--- BEGIN Information supplied ---
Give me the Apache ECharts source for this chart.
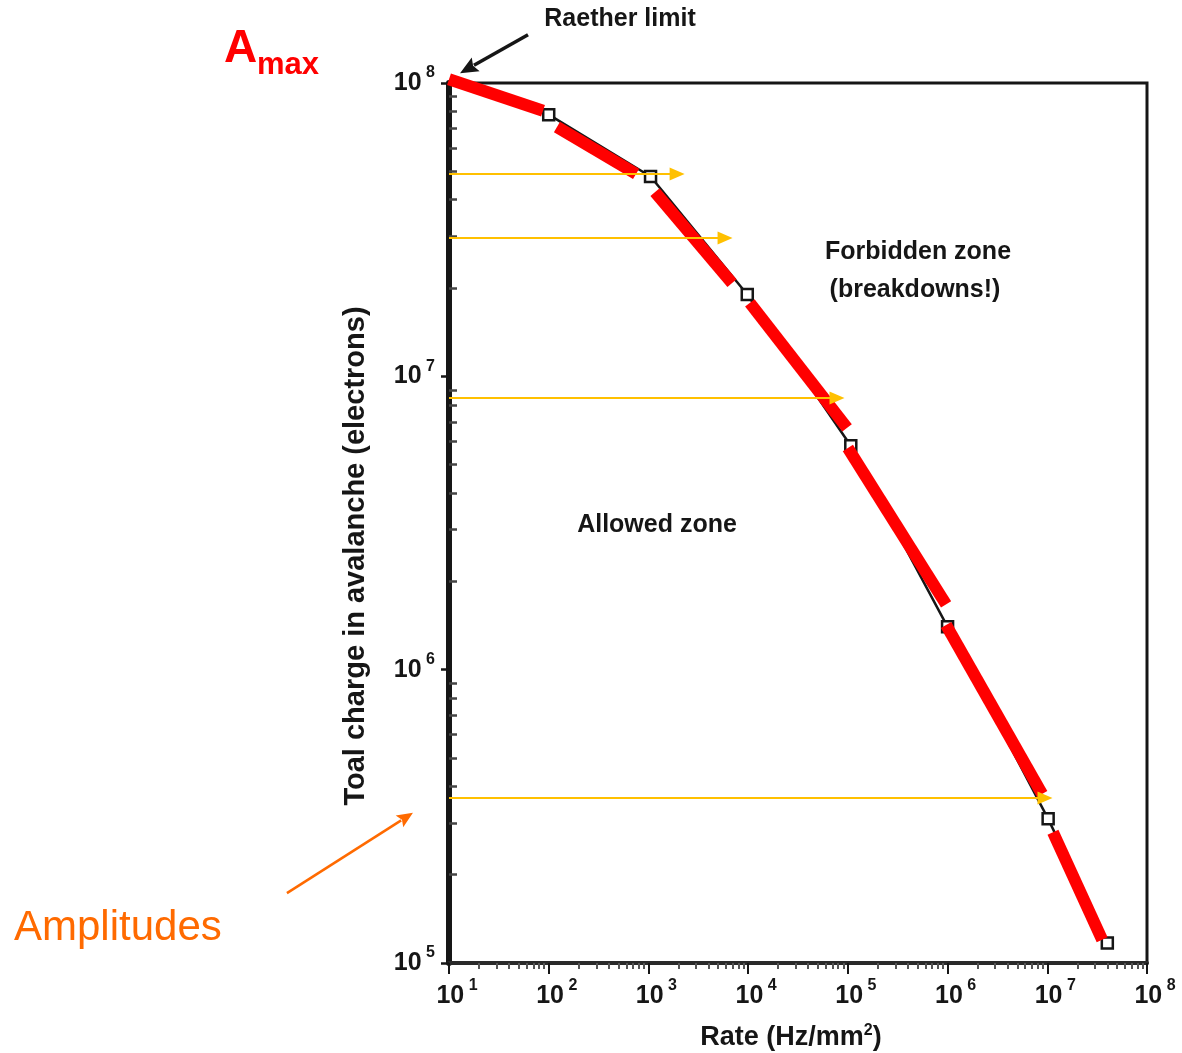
<!DOCTYPE html>
<html>
<head>
<meta charset="utf-8">
<title>Rate capability of PPAC</title>
<script src="https://cdn.jsdelivr.net/npm/echarts@6/dist/echarts.min.js"></script>
<style>
  html, body { margin: 0; padding: 0; background: #fff; }
  #chart { width: 1182px; height: 1053px; }
</style>
</head>
<body>
<div id="chart"></div>
<script>
// measured points: rate (Hz/mm2) vs total charge (electrons)
const rate   = [10, 100, 1.05e3, 9.8e3, 1.07e5, 1.0e6, 1.02e7, 4.0e7];
const charge = [1.0e8, 7.8e7, 4.8e7, 1.9e7, 5.8e6, 1.4e6, 3.1e5, 1.17e5];

// hand drawn red overlay, one stroke per row: [rate0, charge0, rate1, charge1]
const redStrokes = [
  [10,     1.03e8, 87.7,   8.04e7],
  [121,    7.08e7, 752,    4.9e7],
  [1164,   4.25e7, 6.89e3, 2.08e7],
  [1.04e4, 1.78e7, 9.82e4, 6.67e6],
  [1.0e5,  5.7e6,  9.66e5, 1.67e6],
  [9.66e5, 1.42e6, 8.87e6, 3.77e5],
  [1.14e7, 2.79e5, 3.55e7, 1.2e5]
];

// yellow amplitude arrows: charge level and where the arrow ends
const arrowLevel = [4.9e7, 2.96e7, 8.44e6, 3.65e5];
const arrowEnd   = [1.94e3, 5.87e3, 7.78e4, 9.48e6];

// annotation arrows [tail, tip], in data units
const raetherArrow = [[62, 1.46e8], [12.9, 1.08e8]];
const amplArrow    = [[0.237, 1.73e5], [4.35, 3.25e5]];

// axis range, in powers of ten
const xExp = [1, 8];
const yExp = [5, 8];

const font = 'Liberation Sans';
const ink = '#161616';

function minorValues(e0, e1) {
  const out = [];
  for (let e = e0; e < e1; e++) {
    for (let m = 2; m <= 9; m++) out.push(m * Math.pow(10, e));
  }
  return out;
}

function powLabel(v) {
  const e = Math.round(Math.log10(v));
  return '{b|10}{s| ' + e + '}';
}

const labelRich = {
  b: { fontFamily: font, fontWeight: 'bold', fontSize: 25, lineHeight: 36, color: ink },
  s: { fontFamily: font, fontWeight: 'bold', fontSize: 16, lineHeight: 16, verticalAlign: 'top', color: ink }
};
const xLabelRich = {
  b: Object.assign({}, labelRich.b, { padding: [0, 0, 0, 16] }),
  s: labelRich.s
};

const chart = echarts.init(document.getElementById('chart'), null, { renderer: 'canvas' });

const series = [];

// black curve with open squares
series.push({
  type: 'line',
  data: rate.map((r, i) => i === 0 ? { value: [r, charge[i]], symbol: 'none' } : [r, charge[i]]),
  symbol: 'rect',
  symbolSize: 11,
  lineStyle: { color: ink, width: 2.5 },
  itemStyle: { color: '#fff', borderColor: ink, borderWidth: 2.5 },
  z: 2,
  clip: false,
  silent: true
});

// red strokes on top
redStrokes.forEach(s => {
  series.push({
    type: 'line',
    data: [[s[0], s[1]], [s[2], s[3]]],
    symbol: 'none',
    lineStyle: { color: '#ff0000', width: 12, cap: 'butt' },
    z: 3,
    clip: false,
    silent: true
  });
});

// yellow arrows
series.push({
  type: 'line',
  data: [],
  clip: false,
  silent: true,
  markLine: {
    silent: true,
    animation: false,
    symbol: ['none', 'triangle'],
    symbolSize: [13, 15],
    label: { show: false },
    lineStyle: { color: '#ffc000', width: 2, type: 'solid' },
    data: arrowLevel.map((lv, i) => [{ coord: [10, lv] }, { coord: [arrowEnd[i], lv] }])
  },
  z: 4
});

const option = {
  animation: false,
  backgroundColor: '#fff',
  grid: {
    left: 449, top: 83, width: 698, height: 880,
    show: true, borderColor: ink, borderWidth: 3,
    containLabel: false, outerBoundsMode: 'none'
  },
  xAxis: [
    {
      type: 'log', logBase: 10,
      min: Math.pow(10, xExp[0]), max: Math.pow(10, xExp[1]), interval: 1,
      position: 'bottom',
      axisLine: { show: true, lineStyle: { color: '#2a2a2a', width: 4 } },
      axisTick: { show: true, inside: false, length: 11, lineStyle: { color: ink, width: 2 } },
      axisLabel: { margin: 15, formatter: powLabel, rich: xLabelRich, showMinLabel: true, showMaxLabel: true },
      splitLine: { show: false },
      minorTick: { show: false },
      name: 'Rate (Hz/mm{s|2})',
      nameLocation: 'middle',
      nameGap: 60,
      nameTextStyle: {
        fontFamily: font, fontWeight: 'bold', fontSize: 27, color: ink, lineHeight: 30,
        padding: [0, 14, 0, 0],
        rich: { s: { fontFamily: font, fontWeight: 'bold', fontSize: 16, lineHeight: 16, verticalAlign: 'top', color: ink } }
      }
    },
    {
      type: 'log', logBase: 10,
      min: Math.pow(10, xExp[0]), max: Math.pow(10, xExp[1]), interval: 1,
      position: 'bottom',
      axisLine: { show: false },
      axisTick: { show: true, inside: false, length: 6, customValues: minorValues(xExp[0], xExp[1]), lineStyle: { color: '#555', width: 2 } },
      axisLabel: { show: false },
      splitLine: { show: false }
    }
  ],
  yAxis: [
    {
      type: 'log', logBase: 10,
      min: Math.pow(10, yExp[0]), max: Math.pow(10, yExp[1]), interval: 1,
      position: 'left',
      axisLine: { show: true, lineStyle: { color: ink, width: 6 } },
      axisTick: { show: true, inside: false, length: 8, lineStyle: { color: ink, width: 2.5 } },
      axisLabel: { margin: 14, formatter: powLabel, rich: labelRich, showMinLabel: true, showMaxLabel: true },
      splitLine: { show: false },
      name: 'Toal charge in avalanche (electrons)',
      nameLocation: 'middle',
      nameGap: 79,
      nameRotate: 90,
      nameTextStyle: { fontFamily: font, fontWeight: 'bold', fontSize: 29, color: ink, padding: [0, 66, 0, 0] }
    },
    {
      type: 'log', logBase: 10,
      min: Math.pow(10, yExp[0]), max: Math.pow(10, yExp[1]), interval: 1,
      position: 'left',
      axisLine: { show: false },
      axisTick: { show: true, inside: true, length: 8, customValues: minorValues(yExp[0], yExp[1]), lineStyle: { color: '#444', width: 2.5 } },
      axisLabel: { show: false },
      splitLine: { show: false }
    }
  ],
  graphic: [
    { type: 'text', x: 620, y: 19, style: { text: 'Raether limit', font: 'bold 25px ' + font, fill: ink, textAlign: 'center', textVerticalAlign: 'middle' } },
    { type: 'text', x: 918, y: 252, style: { text: 'Forbidden zone', font: 'bold 25px ' + font, fill: ink, textAlign: 'center', textVerticalAlign: 'middle' } },
    { type: 'text', x: 915, y: 290, style: { text: '(breakdowns!)', font: 'bold 25px ' + font, fill: ink, textAlign: 'center', textVerticalAlign: 'middle' } },
    { type: 'text', x: 657, y: 525, style: { text: 'Allowed zone', font: 'bold 25px ' + font, fill: ink, textAlign: 'center', textVerticalAlign: 'middle' } },
    { type: 'text', x: 14, y: 928, style: { text: 'Amplitudes', font: '42px ' + font, fill: '#ff6a00', textAlign: 'left', textVerticalAlign: 'middle' } },
    { type: 'text', x: 224, y: 49, style: { text: 'A', font: 'bold 46px ' + font, fill: '#ff0000', textAlign: 'left', textVerticalAlign: 'middle' } },
    { type: 'text', x: 257, y: 65, style: { text: 'max', font: 'bold 31px ' + font, fill: '#ff0000', textAlign: 'left', textVerticalAlign: 'middle' } }
  ],
  series: series
};

chart.setOption(option);

// annotation arrows placed through the grid's own scales
function arrowGraphic(pair, color, width, len, half) {
  const p0 = chart.convertToPixel({ gridIndex: 0 }, pair[0]);
  const p1 = chart.convertToPixel({ gridIndex: 0 }, pair[1]);
  const dx = p1[0] - p0[0], dy = p1[1] - p0[1];
  const d = Math.sqrt(dx * dx + dy * dy);
  const ux = dx / d, uy = dy / d;
  const bx = p1[0] - ux * len, by = p1[1] - uy * len;
  return [
    { type: 'line', shape: { x1: p0[0], y1: p0[1], x2: bx + ux * 2, y2: by + uy * 2 }, style: { stroke: color, lineWidth: width }, silent: true, z: 10 },
    { type: 'polygon', shape: { points: [[p1[0], p1[1]], [bx - uy * half, by + ux * half], [bx + ux * 3, by + uy * 3], [bx + uy * half, by - ux * half]] }, style: { fill: color }, silent: true, z: 10 }
  ];
}

chart.setOption({
  graphic: option.graphic
    .concat(arrowGraphic(raetherArrow, ink, 3.5, 18, 8))
    .concat(arrowGraphic(amplArrow, '#ff6a00', 2.5, 16, 7))
});
</script>
</body>
</html>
--- END Information supplied ---
◆ **What you will do**
Skip the pictures and restate exactly the lines from the beginning of the listing to the line with "1.4e6, 3.1e5, 1.17e5];", that line included.

◆ **Solution**
Give me the Apache ECharts source for this chart.
<!DOCTYPE html>
<html>
<head>
<meta charset="utf-8">
<title>Rate capability of PPAC</title>
<script src="https://cdn.jsdelivr.net/npm/echarts@6/dist/echarts.min.js"></script>
<style>
  html, body { margin: 0; padding: 0; background: #fff; }
  #chart { width: 1182px; height: 1053px; }
</style>
</head>
<body>
<div id="chart"></div>
<script>
// measured points: rate (Hz/mm2) vs total charge (electrons)
const rate   = [10, 100, 1.05e3, 9.8e3, 1.07e5, 1.0e6, 1.02e7, 4.0e7];
const charge = [1.0e8, 7.8e7, 4.8e7, 1.9e7, 5.8e6, 1.4e6, 3.1e5, 1.17e5];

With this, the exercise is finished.